Falo em preocupa-se à toa

Numa noite das mais quentes do ano, duas da matina, me liga um amigo. Não ouvi tocar o telefone, provavelmente por já estar flutuando nos degraus mais profundos do sono. É tão bom dormir quando se está cansado. Ar-condicionado no modo Polo Norte e só aquela mantinha por cima do corpo. Dá para roncar à vontade.

Mas eu infelizmente perdi a chamada do próximo! Soube do seu telefonema ao identificá-lo na secretária do celular logo pela manhã. Pensei: – O que seria tão importante a ser dito que não pudesse esperar para o dia seguinte?

Não liguei de volta. Mandei-lhe um recado pelo “Watsapp”, do tipo despretensioso – E aí. Tudo Certo? Não foi recebido. Não sou ansioso, mas de cinco em cinco minutos eu olhava na tela do aparelho telefônico e nada de resposta. Preocupei-me, de certa forma, pois foi atípico e curioso.

Não costumo ligar para ninguém. Da mesma forma, não recebo muitas ligações. Quem sabe inconscientemente eu deixe transparecer meu desconforto pela conversa à distância em poucos minutos de prosa pelo telefone móvel. Perdoem-me por ser assim... Sou do olho no olho, do tête-à-tête, do aperto de mão e do abraço. Acho importante guardar alguns bons assuntos para os momentos de encontro físico, onde podemos contar com mais veracidade e emoção cada caso, gesticulando com os braços e a face, rindo e sentindo no outro a mesma satisfação em ouvir. É daí que me refiro!

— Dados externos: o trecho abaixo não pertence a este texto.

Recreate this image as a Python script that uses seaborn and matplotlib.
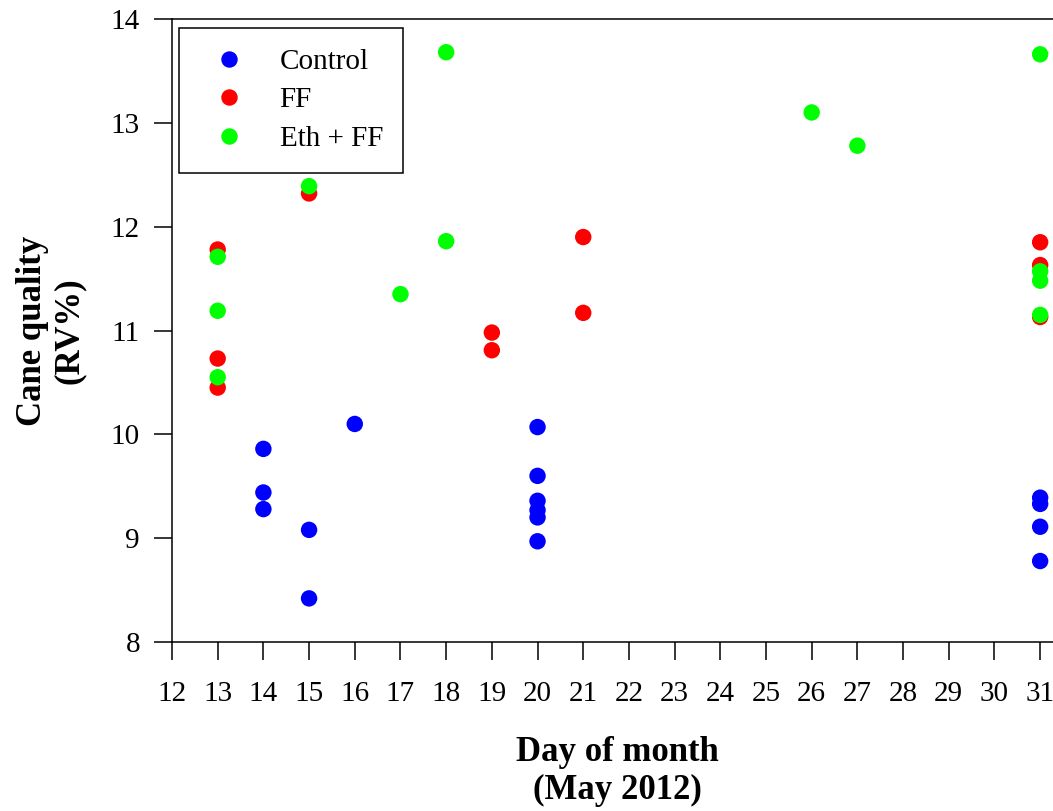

Então pensei com mais frieza e racionalidade, e deixei pra lá. Não havia de ser nada tão urgente ou importante. Preocupa-se não resolveria. Quem sabe tivesse me ligado sem querer, enquanto se divertia com seu novo aparelho telefônico. Ou, quem sabe, tivesse enfim finalizado aquele poema que há tempos carecia de um verso, e estava apenas na ânsia de que eu o ouvisse e desse meu parecer crítico. Poeta de mão cheia é ele.

Mas o cara é solitário, e apesar de meu amigo, não temos intimidade para telefonemas fora de hora. Poderia ter me mandado uma mensagem de texto ou até mesmo de voz se precisasse. Por que me ligaria de madrugada? O que poderia querer ele nessas horas da noite? A essa altura eu já havia enchido a caixa postal dele com mensagens e chamadas, e foi-se o dia todo. Telefone desligado!

Eis que no dia seguinte recebo uma mensagem da figura, que mal escrita dizia o seguinte:

- KKK... Não foi nada, meu amigo. Fiquei sem luz em casa e o mosquitedo não me deixou dormir a noite toda. Então eu liguei pra todo mundo, só pra matar o tempo... Mas agradeço a preocupação... KKK.

- Matar o tempo? Devia era ter matado os mosquitos!